O wojnie tusko-kibolskiej napisano już tomy.
Wciąż na przykład trwają poszukiwania sobowtóra min. Sienkiewicza (przepraszam duchy przodków), który z pół roku temu wyruszył był z Warszawy do Białegostoku na bój z nimi krwawy.
A może warto się zorientować, jak do owych kiboli podchodzi biznes III RP? Ten sam, który w powszechnym, i mającym do tej pory uzasadnienie, mniemaniu stanowi przecież fundament, na którym opierają się obecnie rządzący.
Niedawno media doniosły, że czołowy koszmar sportu a la III RP, czyli piłkarska drużyna Legii podpisała, bardzo ponoć korzystny, kontrakt z nowym sponsorem, firmą bukmacherską "Fortuna".
Na pozór nic szczególnego. Biznes III RP wspiera klub, będący własnością najważniejszego, medialnego imperium III RP.

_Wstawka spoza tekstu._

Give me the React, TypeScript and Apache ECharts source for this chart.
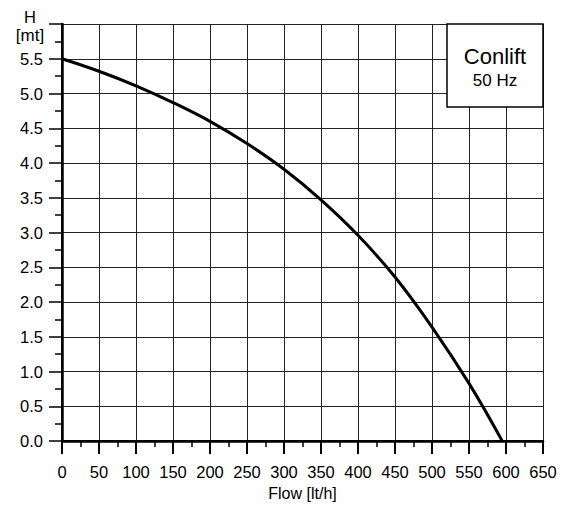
import React, { useEffect, useRef } from "react";
import * as echarts from "echarts";

const flow = [0, 50, 100, 150, 200, 250, 300, 350, 400, 450, 500, 550, 595];
const head = [5.5, 5.32, 5.11, 4.87, 4.6, 4.28, 3.91, 3.47, 2.96, 2.36, 1.64, 0.83, 0];
const xTicks = { min: 0, max: 650, interval: 50 };
const yTicks = { min: 0, max: 6, interval: 0.5 };
const title = "Conlift";
const subtitle = "50 Hz";
const xName = "Flow [lt/h]";
const yName = ["H", "[mt]"];

const FONT = "'Liberation Sans', Arial, sans-serif";

export default function App() {
  const ref = useRef<HTMLDivElement>(null);
  useEffect(() => {
    document.body.style.margin = "0";
    const chart = echarts.init(ref.current!, null, { renderer: "svg" });
    const data = flow.map((f, i) => [f, head[i]]);
    const txt = (text: string, x: number, y: number, size: number, z = 21) => ({
      type: "text",
      x,
      y,
      z,
      style: {
        text,
        fill: "#000",
        fontSize: size,
        fontFamily: FONT,
        align: "center",
        verticalAlign: "middle",
      },
    });
    chart.setOption({
      animation: false,
      backgroundColor: "#fff",
      grid: { left: 62, right: 25, top: 24, bottom: 64 },
      xAxis: [
        {
          type: "value",
          min: xTicks.min,
          max: xTicks.max,
          interval: xTicks.interval,
          name: xName,
          nameLocation: "middle",
          nameGap: 37,
          nameTextStyle: { color: "#000", fontSize: 16, fontFamily: FONT },
          axisLine: { show: true, lineStyle: { color: "#000", width: 2.5 } },
          axisTick: { show: true, inside: false, length: 13, lineStyle: { color: "#000", width: 2 } },
          minorTick: { show: true, splitNumber: 2, length: 6, lineStyle: { color: "#000", width: 1.5 } },
          axisLabel: { color: "#000", fontSize: 16.5, fontFamily: FONT, margin: 22 },
          splitLine: { show: true, lineStyle: { color: "#222", width: 1 } },
        },
        {
          type: "value",
          position: "top",
          min: xTicks.min,
          max: xTicks.max,
          axisLine: { show: true, lineStyle: { color: "#000", width: 2 } },
          axisTick: { show: false },
          axisLabel: { show: false },
          splitLine: { show: false },
        },
      ],
      yAxis: [
        {
          type: "value",
          min: yTicks.min,
          max: yTicks.max,
          interval: yTicks.interval,
          axisLine: { show: true, lineStyle: { color: "#000", width: 2.5 } },
          axisTick: { show: true, inside: false, length: 13, lineStyle: { color: "#000", width: 1.5 } },
          minorTick: { show: true, splitNumber: 2, length: 7, lineStyle: { color: "#000", width: 1.5 } },
          axisLabel: {
            color: "#000",
            fontSize: 16.5,
            fontFamily: FONT,
            margin: 19,
            formatter: (v: number) => (v >= yTicks.max ? "" : v.toFixed(1)),
          },
          splitLine: { show: true, lineStyle: { color: "#222", width: 1 } },
        },
        {
          type: "value",
          position: "right",
          min: yTicks.min,
          max: yTicks.max,
          axisLine: { show: true, lineStyle: { color: "#000", width: 2 } },
          axisTick: { show: false },
          axisLabel: { show: false },
          splitLine: { show: false },
        },
      ],
      series: [
        {
          type: "line",
          data,
          smooth: 0.4,
          showSymbol: false,
          lineStyle: { color: "#000", width: 3 },
          z: 5,
        },
      ],
      graphic: [
        txt(yName[0], 30, 17, 16.5),
        txt(yName[1], 30, 35, 17),
        {
          type: "rect",
          shape: { x: 447, y: 24, width: 96, height: 83 },
          style: { fill: "#fff", stroke: "#000", lineWidth: 1.5 },
          z: 20,
        },
        txt(title, 495, 56, 22),
        txt(subtitle, 495, 80, 17),
      ],
    });
    return () => chart.dispose();
  }, []);
  return <div ref={ref} style={{ width: 568, height: 506 }} />;
}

Ale warto poczytać co na temat kulis tego kontraktu mówią (a owo imperium upublicznia) przedstawiciele tej firmy.
"Z kolei dyrektor ds. rozwoju Fortuny Leszek Haba przyznał, że duży wpływ na zainteresowanie Legią mieli jej kibice.
- Zostaliśmy zaproszeni przez Legię na mecz z Steauą. Jak pamiętamy po 10 minutach przegrywaliśmy 0:2. Mimo to kibice cały czas robili niesamowity kocioł. Wtedy podszedł do mnie jeden z dyrektorów Fortuny i powiedział „zapomnijmy o drużynie, podpiszmy kontrakt z fanami” – zdradził dyrektor Leszek Haba.
Nowy sponsor wykonał już ukłon wobec kibiców. Logo firmy na koszulkach będzie prezentowane bez oficjalnego żółtego tła, by napis lepiej komponował się ze strojem i nie wprowadzał „obcych” barw na trykot Legii.
- Mam nadzieję, że fani to docenią. Zamierzamy współpracować w nimi na różnych płaszczyznach. Cieszymy się z umowy z Legią, jestem przekonany, że to dobrze zainwestowane pieniądze – dodał dyrektor Haba."
Nadchodzą nowe czasy, na które ktoś już szykuje rentowne (dla niego) miejsce dla kiboli?